Futures gained as much as 1.1 percent. Crude stockpiles dropped by 1.2 million barrels last week to 359 million, the least since August 2012, a Bloomberg News survey showed before a report today from the Energy Information Administration. The Federal Open Market Committee wraps up a two-day policy meeting at which it will probably decide to curb its $85 billion of monthly bond purchases, according to the median response of 64 economists in a Bloomberg News survey.
“Positioning for tonight’s Fed decision looks to be the main reason” for oil’s move, said Michael Poulsen, an analyst at Global Risk Management in Middlefart, Denmark. “What will be interesting is how the markets will interpret the action. Will a taper mean the economy is back on track or will the focus be on lower amounts of money being shipped into the market.”
WTI for October delivery rose as much as $1.15 to $106.57 a barrel in electronic trading on the New York Mercantile Exchange and traded for $105.81 at 1:28 p.m. London time. The contract dropped to $105.42 yesterday, the lowest close since Aug. 22. The volume of all futures traded was about 9 percent more than the 100-day average.
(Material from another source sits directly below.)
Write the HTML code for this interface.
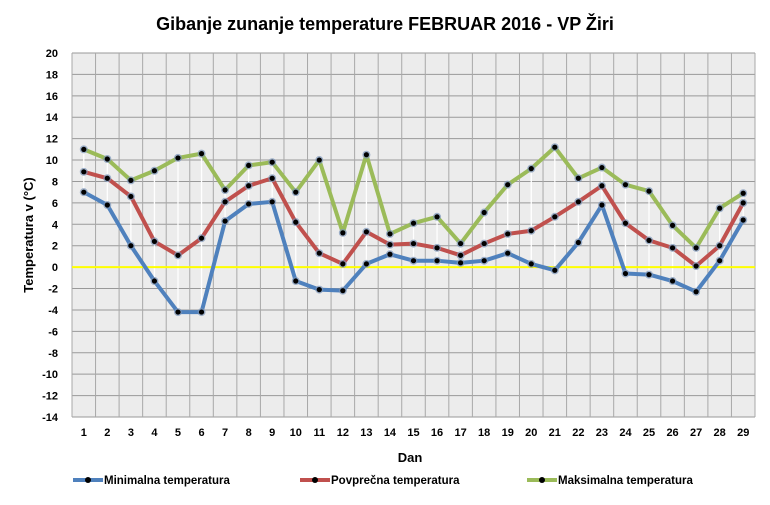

Brent for November settlement slipped 16 cents to $108.03 a barrel on the London-based ICE Futures Europe exchange. The European benchmark crude was at a premium of as little as $2.70 a barrel to WTI, the narrowest gap since Aug. 13, amid the revival of some supplies from Libya.
Analysts are divided on the amount by which the Fed will scale back its monthly asset purchases. Among 64 economists surveyed by Bloomberg, 33 predict it will reduce its buying of Treasuries by $5 billion or less, with 31 forecasting a cut of $10 billion or more.
Libya, the holder of Africa’s largest oil reserves, is seeking to boost output to 700,000 barrels a day this week from as little as 200,000 barrels, according to state-owned National Oil Corp. Libya lifted force majeure at its Zawiya and Mellitah terminals yesterday amid “improving conditions,” NOC said on its website. Production has resumed from the El Feel and Sharara fields, which will add a combined 400,000 barrels a day, Nuri Berruien, chairman of the company, said yesterday.
“The Libyan premium is dissipating,” said Mark Keenan, a director of commodities research and strategy at Societe Generale SA in Singapore. “Libya is likely to remain an issue. Unless output is significantly restored by the beginning of October, the beginning of the seasonal demand period, the Libyan premium will return.”
Labor disputes at ports, storage facilities and oil fields have crippled exports from Libya, a member of the Organization of Petroleum Exporting Countries. It pumped about 1.6 million barrels a day a year ago, a Bloomberg survey of producers and analysts shows.
Crude stockpiles in the U.S., the world’s biggest oil consumer, decreased by 252,000 barrels in the week ended Sept. 13, according to data from the American Petroleum Institute yesterday. The EIA, the Energy Department’s statistical unit, is scheduled to release its Weekly Petroleum Status Report at 10:30 a.m. in Washington today.
Supplies at Cushing, Oklahoma, the largest U.S. oil-storage hub and the delivery point for New York-traded crude futures, fell by 889,000 barrels, the API report shows.
Gasoline inventories dropped by 641,000 barrels, the industry group said. The EIA report will probably show an increase of 500,000 barrels, the median estimate of 11 analysts surveyed by Bloomberg showed. Distillate stockpiles, a category that includes heating oil and diesel, fell by 167,000 barrels, according to the API, and compares with a projected 500,000 barrel gain for the government data.